The ambition of women CEOs is even more striking given that they are still battling to unlock capital that is much more readily available to enterprises run by men. A persistent challenge in accessing funding at an early stage of the business lifecycle for a large proportion of female-led companies may be holding them back from exploring further financing opportunities.
The survey found that one in five women CEOs (20%) have no plans for raising capital, compared with just 3% of male CEOs. Strikingly, more than half of women-led companies (52%) have no external funding at all, compared with 30% of male-led companies. And 41% of female CEOs say they have not yet considered or planned an IPO, compared with 23% of male-run firms, although this may be partly explained by the fact that a greater proportion of female-led companies are less than five years old (26% of women-led businesses are start-ups compared with 11% of those led by men).

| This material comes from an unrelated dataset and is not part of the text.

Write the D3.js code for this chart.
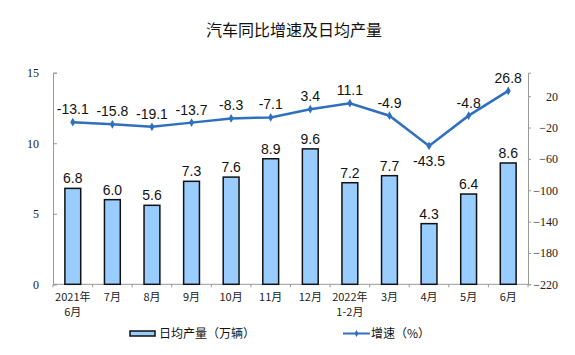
<!DOCTYPE html>
<html><head><meta charset="utf-8">
<script src="https://cdn.jsdelivr.net/npm/d3@7"></script>
<style>body{margin:0;background:#fff}</style>
</head><body><svg id="c" width="575" height="355"></svg>
<script>
const categories = [["2021年","6月"],["7月"],["8月"],["9月"],["10月"],["11月"],["12月"],["2022年","1-2月"],["3月"],["4月"],["5月"],["6月"]];
const dailyOutput = [6.8,6.0,5.6,7.3,7.6,8.9,9.6,7.2,7.7,4.3,6.4,8.6];
const growth = [-13.1,-15.8,-19.1,-13.7,-8.3,-7.1,3.4,11.1,-4.9,-43.5,-4.8,26.8];
const leftTicks = [0,5,10,15];
const rightTicks = [-220,-180,-140,-100,-60,-20,20];

const svg = d3.select("#c");
const L = 53, R = 528, T = 72.7, B = 284.3;
const x = d3.scaleBand().domain(d3.range(categories.length)).range([L, R]).paddingInner(0.6).paddingOuter(0.3);
const xc = i => x(i) + x.bandwidth()/2;
const yL = d3.scaleLinear().domain([0,15]).range([B,T]);
const yR = d3.scaleLinear().domain([-220,50]).range([B,T]);

svg.append("text").attr("x",294).attr("y",36).attr("text-anchor","middle")
  .attr("font-family","'Noto Sans CJK SC'").attr("font-size",16).attr("fill","#111").text("汽车同比增速及日均产量");

// left axis
const gl = svg.append("g").attr("transform",`translate(${L},0)`)
  .call(d3.axisLeft(yL).tickValues(leftTicks).tickSize(-4).tickPadding(14));
gl.select(".domain").attr("stroke","#999");
gl.selectAll(".tick line").attr("stroke","#999");
gl.selectAll("text").attr("font-family","'Liberation Serif'").attr("font-size",12).attr("fill","#222");

// right axis
const gr = svg.append("g").attr("transform",`translate(${R},0)`)
  .call(d3.axisRight(yR).tickValues(rightTicks).tickSize(3).tickPadding(4));
gr.select(".domain").attr("stroke","#999");
gr.selectAll(".tick line").attr("stroke","#999");
gr.selectAll("text").attr("font-family","'Liberation Serif'").attr("font-size",12).attr("fill","#222")
  .attr("text-anchor","end").attr("x",30);

// bottom axis
svg.append("line").attr("x1",L).attr("x2",R).attr("y1",B).attr("y2",B).attr("stroke","#999");
const step = (R-L)/categories.length;
svg.selectAll(".xt").data(d3.range(categories.length+1)).enter().append("line")
  .attr("x1",i=>L+i*step).attr("x2",i=>L+i*step).attr("y1",B).attr("y2",B+3).attr("stroke","#999");
const xl = svg.selectAll(".xl").data(categories).enter().append("text")
  .attr("text-anchor","middle").attr("font-family","'Noto Sans CJK SC'").attr("font-size",11).attr("fill","#222");
xl.each(function(d,i){
  d.forEach((s,j)=>d3.select(this).append("tspan").attr("x",xc(i)).attr("y",301+j*15).text(s));
});

// bars
svg.selectAll(".bar").data(dailyOutput).enter().append("rect")
  .attr("x",(d,i)=>x(i)).attr("width",x.bandwidth())
  .attr("y",d=>yL(d)).attr("height",d=>B-yL(d))
  .attr("fill","#99ccff").attr("stroke","#111").attr("stroke-width",1.5);
svg.selectAll(".bl").data(dailyOutput).enter().append("text")
  .attr("x",(d,i)=>xc(i)).attr("y",d=>yL(d)-5).attr("text-anchor","middle")
  .attr("font-family","'Liberation Sans'").attr("font-size",14).attr("fill","#111")
  .text(d=>d.toFixed(1));

// line
const line = d3.line().x((d,i)=>xc(i)).y(d=>yR(d));
svg.append("path").datum(growth).attr("d",line).attr("fill","none").attr("stroke","#2e6fc0").attr("stroke-width",2.5);
svg.selectAll(".pt").data(growth).enter().append("path")
  .attr("d",d3.symbol(d3.symbolDiamond,22)).attr("transform",(d,i)=>`translate(${xc(i)},${yR(d)})`).attr("fill","#2e6fc0");
svg.selectAll(".ll").data(growth).enter().append("text")
  .attr("x",(d,i)=>xc(i)).attr("y",d=>d<-40?yR(d)+20:yR(d)-8).attr("text-anchor","middle")
  .attr("font-family","'Liberation Sans'").attr("font-size",14).attr("fill","#111")
  .text(d=>d.toFixed(1));

// legend
svg.append("rect").attr("x",130).attr("y",331).attr("width",25).attr("height",5).attr("fill","#99ccff").attr("stroke","#111").attr("stroke-width",1.5);
svg.append("text").attr("x",159).attr("y",338).attr("font-family","'Noto Sans CJK SC'").attr("font-size",12).attr("fill","#111").text("日均产量（万辆）");
svg.append("line").attr("x1",343).attr("x2",370).attr("y1",333.5).attr("y2",333.5).attr("stroke","#2e6fc0").attr("stroke-width",2);
svg.append("path").attr("d",d3.symbol(d3.symbolDiamond,14)).attr("transform","translate(356.5,333.5)").attr("fill","#2e6fc0");
svg.append("text").attr("x",371).attr("y",338).attr("font-family","'Noto Sans CJK SC'").attr("font-size",12).attr("fill","#111").text("增速（%）");
</script></body></html>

Why the funding gap matters
A report published in the journal Venture Capital in 2017 found that 97% of total venture capital funding went to companies with a male CEO, with possible reasons being the sourcing of deals through entrenched male-dominated industry networks, and the tougher screening process applied to female entrepreneurs. Meanwhile, a 2016 report by TechCrunch on venture capital investment found that between 2010 and 2015, only 10% of venture dollars globally went to start-ups with one or more female founders. Kiyomi Tsuchiya, MD of Japan-based Sound-F Co and STOCK POINT Inc, comments: “In a situation where there are two individuals with the exact same skillsets and one is a female and the other is a male, chances are the male would be chosen.”
This funding gap matters because companies with high growth potential that fail to secure early investment can have a harder time scaling up. Women CEOs are all too aware that limited funding opportunities are holding their companies back. Almost three times as many women as men say funding is the most significant factor in building their company’s agility (17% versus 6%), while 17% believe the cost and availability of equity finance is the greatest barrier to growth, compared with 11% of male peers.